Land Rover recently unleashed the plug-in hybrid (PHEV) versions of the Discovery Sport and Range Rover Evoque. Both vehicles are now on sale in Europe, and both have the combined prowess of a gutsy 1.5-liter three-cylinder gasoline engine and a small rear-mounted electric motor. With a combined output of around 300+ horsepower, the Evoque PHEV and Discovery Sport PHEV are the newest entrants in Land Rover’s expanding portfolio of plug-in hybrids.
Meanwhile, both PHEV versions of the Evoque and Discovery Sport are also destined to make a grand entrance in North America later this year. But instead of having a three-cylinder engine like its European counterparts, both U.S.-bound Evoque PHEV and Discovery Sport PHEV models are powered by a standard 2.0-liter turbocharged four-banger with 246 horsepower and 269 pound-feet of torque.
In the Evoque PHEV, adding an electric motor bumps the output to 296 horsepower and 295 pound-feet of torque while the Discovery Sport is producing 286 horsepower and 290 pound-feet of torque.

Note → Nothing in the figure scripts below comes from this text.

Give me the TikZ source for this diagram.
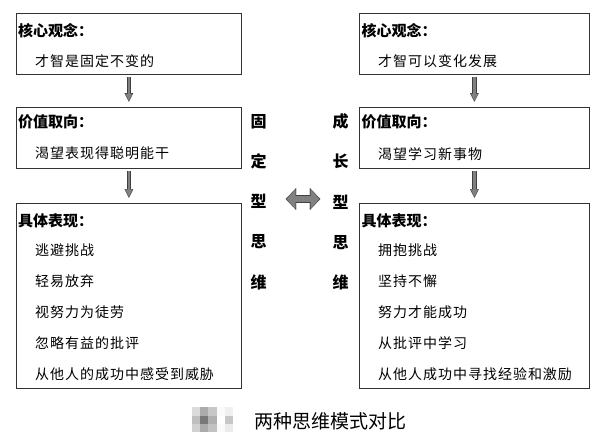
\documentclass[tikz,border=0pt]{standalone}
\usepackage{fontspec}
\setmainfont{Noto Sans CJK SC}
\newfontfamily\itemfont[LetterSpace=7]{Noto Sans CJK SC}
\usetikzlibrary{arrows.meta}

\tikzset{
  box/.style={draw=black!80, line width=0.8pt, anchor=north west, inner sep=0pt},
  head/.style={anchor=west, inner sep=0pt, font=\fontsize{15}{15}\selectfont\bfseries},
  item/.style={anchor=west, inner sep=0pt, font=\itemfont\fontsize{14}{14}\selectfont},
  side/.style={inner sep=0pt, align=center, font=\fontsize{16}{40.25}\selectfont\bfseries},
  flow/.style={draw=gray, line width=2.8pt, shorten <=2.4pt, shorten >=6pt,
    -{Triangle[length=6.8pt,width=6.6pt,line width=0.1pt]},
    preaction={draw=black!75, line width=4.4pt, shorten <=2pt, shorten >=5pt,
      -{Triangle[length=8.6pt,width=8.6pt,line width=0.1pt]}}},
  swap/.style={draw=gray, line width=6.4pt, shorten <=1pt, shorten >=1pt,
    {Triangle[length=8.6pt,width=19pt,line width=0.1pt]}-{Triangle[length=8.6pt,width=19pt,line width=0.1pt]},
    preaction={draw=black!75, line width=8pt, shorten <=0pt, shorten >=0pt,
      {Triangle[length=10.5pt,width=22pt,line width=0.1pt]}-{Triangle[length=10.5pt,width=22pt,line width=0.1pt]}}},
}

\begin{document}
\begin{tikzpicture}[x=1pt, y=-1pt]
  \useasboundingbox (0,0) rectangle (615,437);
  % parameters
  \def\lx{16}     % left column
  \def\rx{359}    % right column
  \def\dy{30.8}   % line spacing in the last boxes

  % left column: fixed mindset
  \node[box, minimum width=225pt, minimum height=61.5pt] (fixcore) at (\lx,12.5) {};
  \node[box, minimum width=225pt, minimum height=61.5pt] (fixvalue) at (\lx,106.7) {};
  \node[box, minimum width=225pt, minimum height=185.5pt] (fixact) at (\lx,202.8) {};
  \node[head] (fixcoreh) at ([shift={(2,18.5)}]fixcore.north west) {核心观念：};
  \node[item] (fixcorei) at ([shift={(19,48.5)}]fixcore.north west) {才智是固定不变的};
  \node[head] (fixvalueh) at ([shift={(2,15.5)}]fixvalue.north west) {价值取向：};
  \node[item] (fixvaluei) at ([shift={(19,47)}]fixvalue.north west) {渴望表现得聪明能干};
  \node[head] (fixacth) at ([shift={(2,18.5)}]fixact.north west) {具体表现：};
  \foreach \txt [count=\i] in {逃避挑战,轻易放弃,视努力为徒劳,忽略有益的批评,从他人的成功中感受到威胁}
    \node[item] (fixact\i) at ([shift={(19,{17+\i*\dy})}]fixact.north west) {\txt};

  % right column: growth mindset
  \node[box, minimum width=230pt, minimum height=61.5pt] (growcore) at (\rx,12.5) {};
  \node[box, minimum width=230pt, minimum height=61.5pt] (growvalue) at (\rx,106.7) {};
  \node[box, minimum width=230pt, minimum height=185.5pt] (growact) at (\rx,202.8) {};
  \node[head] (growcoreh) at ([shift={(2.5,18.5)}]growcore.north west) {核心观念：};
  \node[item] (growcorei) at ([shift={(19,48.5)}]growcore.north west) {才智可以变化发展};
  \node[head] (growvalueh) at ([shift={(2.5,15.5)}]growvalue.north west) {价值取向：};
  \node[item] (growvaluei) at ([shift={(19,47)}]growvalue.north west) {渴望学习新事物};
  \node[head] (growacth) at ([shift={(2.5,18.5)}]growact.north west) {具体表现：};
  \foreach \txt [count=\i] in {拥抱挑战,坚持不懈,努力才能成功,从批评中学习,从他人成功中寻找经验和激励}
    \node[item] (growact\i) at ([shift={(19,{17+\i*\dy})}]growact.north west) {\txt};

  % flow arrows
  \draw[flow] (fixcore) -- (fixvalue);
  \draw[flow] (fixvalue) -- (fixact);
  \draw[flow] (growcore) -- (growvalue);
  \draw[flow] (growvalue) -- (growact);

  % side labels and the swap arrow
  \node[side] (fixlbl) at (258.5,202) {固\\定\\型\\思\\维};
  \node[side] (growlbl) at (340.5,202) {成\\长\\型\\思\\维};
  \draw[swap] ([xshift=19pt,yshift=3pt]fixlbl.east) -- ([xshift=-12pt,yshift=3pt]growlbl.west);

  % caption with its blurred mark
  \foreach \g [count=\k from 0] in {14,33,22,2,6,25,53,31,0,22,18,33,24,2,8} {
    \pgfmathsetmacro{\cx}{191.7+8.3*mod(\k,5)}
    \pgfmathsetmacro{\cy}{407.3+8.3*int(\k/5)}
    \fill[black!\g] (\cx,\cy) rectangle ++(8.4,8.4);
  }
  \node[font=\fontsize{19}{19}\selectfont] (title) at (330,421.5) {两种思维模式对比};
\end{tikzpicture}
\end{document}
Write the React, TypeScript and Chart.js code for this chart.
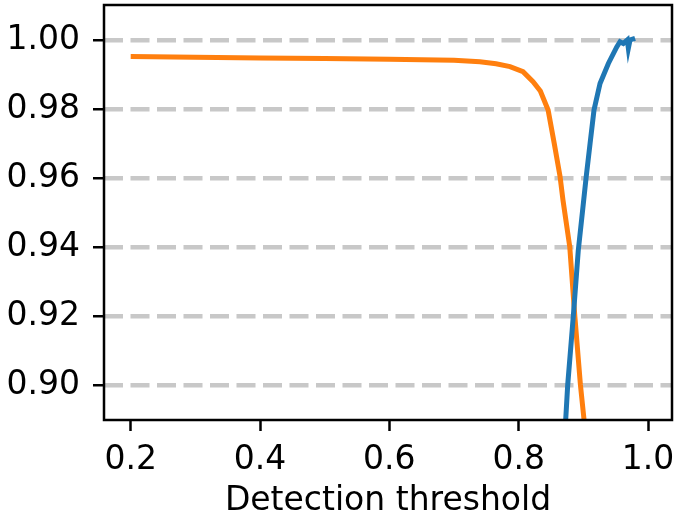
import React, { useEffect, useRef } from "react";
import { Chart, registerables } from "chart.js";

Chart.register(...registerables);

const X_TICKS = [0.2, 0.4, 0.6, 0.8, 1.0];
const Y_TICKS = [0.9, 0.92, 0.94, 0.96, 0.98, 1.0];

const ORANGE_X = [0.2, 0.3, 0.4, 0.5, 0.6, 0.7, 0.74, 0.765, 0.7866, 0.8067, 0.8222, 0.8335, 0.8455, 0.855, 0.864, 0.8685, 0.879, 0.8868, 0.8955, 0.9011, 0.906];
const ORANGE_Y = [0.9952, 0.995, 0.9948, 0.9946, 0.9944, 0.9941, 0.9937, 0.9931, 0.9923, 0.9908, 0.9879, 0.9852, 0.9797, 0.97, 0.9604, 0.9536, 0.94, 0.92, 0.9, 0.8899, 0.87];

const BLUE_X = [0.8667, 0.8727, 0.8758, 0.8845, 0.8922, 0.8985, 0.9042, 0.9104, 0.9165, 0.9258, 0.9387, 0.9517, 0.9567, 0.9618, 0.968, 0.9696, 0.9722, 0.98];
const BLUE_Y = [0.87, 0.8899, 0.9, 0.92, 0.9391, 0.95, 0.96, 0.97, 0.9797, 0.9874, 0.9932, 0.998, 0.9995, 0.999, 1.0, 0.9976, 1.0, 1.0005];

const FONT = "'DejaVu Sans', sans-serif";

const framePlugin = {
  id: "frame",
  afterDatasetsDraw(chart: any) {
    const { ctx, chartArea } = chart;
    ctx.save();
    ctx.strokeStyle = "#000";
    ctx.lineWidth = 2.5;
    ctx.strokeRect(chartArea.left, chartArea.top, chartArea.right - chartArea.left, chartArea.bottom - chartArea.top);
    ctx.restore();
  },
};

export default function App() {
  const ref = useRef<HTMLCanvasElement>(null);
  useEffect(() => {
    const chart = new Chart(ref.current as HTMLCanvasElement, {
      type: "line",
      data: {
        datasets: [
          {
            data: BLUE_X.map((x, i) => ({ x, y: BLUE_Y[i] })),
            borderColor: "#1f77b4",
            borderWidth: 5,
            pointRadius: 0,
            tension: 0,
            clip: 0,
          },
          {
            data: ORANGE_X.map((x, i) => ({ x, y: ORANGE_Y[i] })),
            borderColor: "#ff7f0e",
            borderWidth: 5,
            pointRadius: 0,
            tension: 0,
            clip: 0,
          },
        ],
      },
      options: {
        animation: false,
        responsive: false,
        events: [],
        layout: { padding: { top: 5, right: 7, left: 0, bottom: 0 } },
        plugins: { legend: { display: false }, tooltip: { enabled: false } },
        scales: {
          x: {
            type: "linear",
            min: 0.1587,
            max: 1.0371,
            afterBuildTicks: (s: any) => {
              s.ticks = X_TICKS.map((v) => ({ value: v }));
            },
            afterFit: (s: any) => {
              s.height = 104;
              s.paddingLeft = 0;
              s.paddingRight = 0;
              s.paddingTop = 0;
              s.paddingBottom = 0;
            },
            ticks: {
              callback: (v: any) => Number(v).toFixed(1),
              color: "#000",
              font: { family: FONT, size: 33 },
              padding: 10,
              maxRotation: 0,
              autoSkip: false,
            },
            grid: {
              drawOnChartArea: false,
              drawTicks: true,
              tickLength: 11,
              tickWidth: 2.5,
              tickColor: "#000",
              color: "#000",
            },
            border: { display: false },
            title: {
              display: true,
              text: "Detection threshold",
              color: "#000",
              font: { family: FONT, size: 33 },
              padding: { top: 0, bottom: 3 },
            },
          },
          y: {
            type: "linear",
            min: 0.88986,
            max: 1.01014,
            afterBuildTicks: (s: any) => {
              s.ticks = Y_TICKS.map((v) => ({ value: v }));
            },
            afterFit: (s: any) => {
              s.width = 104;
              s.paddingLeft = 0;
              s.paddingRight = 0;
              s.paddingTop = 0;
              s.paddingBottom = 0;
            },
            ticks: {
              callback: (v: any) => Number(v).toFixed(2),
              color: "#000",
              font: { family: FONT, size: 33 },
              padding: 13,
              autoSkip: false,
            },
            grid: {
              drawOnChartArea: true,
              drawTicks: true,
              color: "#c8c8c8",
              lineWidth: 4.5,
              tickLength: 11,
              tickWidth: 2.5,
              tickColor: "#000",
              tickBorderDash: [],
            },
            border: { display: false, dash: [19, 7.5] },
          },
        },
      },
      plugins: [framePlugin],
    } as any);
    return () => chart.destroy();
  }, []);
  return (
    <div style={{ position: "absolute", left: 0, top: 0, width: 679, height: 524, background: "#fff" }}>
      <canvas ref={ref} width={679} height={524} />
    </div>
  );
}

Both vehicles are riding on a specific platform that was primarily designed with hybridization in mind, so Land Rover was able to shoehorn a 15 kWh battery pack beneath the rear seats.
The batteries are encased in a steel undertray to protect against off-road bumps and grinds, although the rear ground clearance suffers a bit compared to a standard Evoque or Discovery Sport.
The batteries allow the PHEV system to propel the Evoque for around 41 miles of emissions-free driving. In the Disco Sport, you have an estimated 38 miles of clean driving, and both hybrid versions can reach 84 mph using pure electric power. Admittedly, the range is not particularly brilliant, but European models are capable of achieving a combined 201.8 mpg for the Evoque PHEV and 175.5 mpg for the Disco Sport PHEV.
Also, the gasoline engine is connected to the front wheels while the electric motor is responsible for turning the rear axle. Both power sources can work independently or in tandem depending on the chosen driving mode. The Evoque PHEV and Disco Sport PHEV can still go off-roading with an effective all-wheel-drive system and nine-speed automatic gearbox, but this time you can do so with a cleaner conscience.
How about performance? Land Rover claims the Evoque P300e PHEV can rush to 60 mph in 6.1-seconds while the Discovery Sport P300e PHEV takes 6.2 seconds. The CO2 emissions are also worth mentioning since the Evoque P300e only spews 32g/km while the Disco Sport P300e is at 36g/km.
If the juice runs out, you can replenish the batteries in 30 minutes or less using a 32kW DC fast-charger. With a 7kW wall box charger, achieving an 80-percent charge only takes an hour and a half. But if you insist on using a standard electrical outlet, prepare to wait for around 7 hours to achieve a full charge. Both the Evoque PHEV and Discovery Sport PHEV are also equipped with regenerative braking to feed the batteries with electrons as you drive.
The European order books are now open for the Range Rover Evoque PHEV and Land Rover Discovery PHEV. American buyers will have to wait a bit longer as both are not expected to arrive until the end of 2020.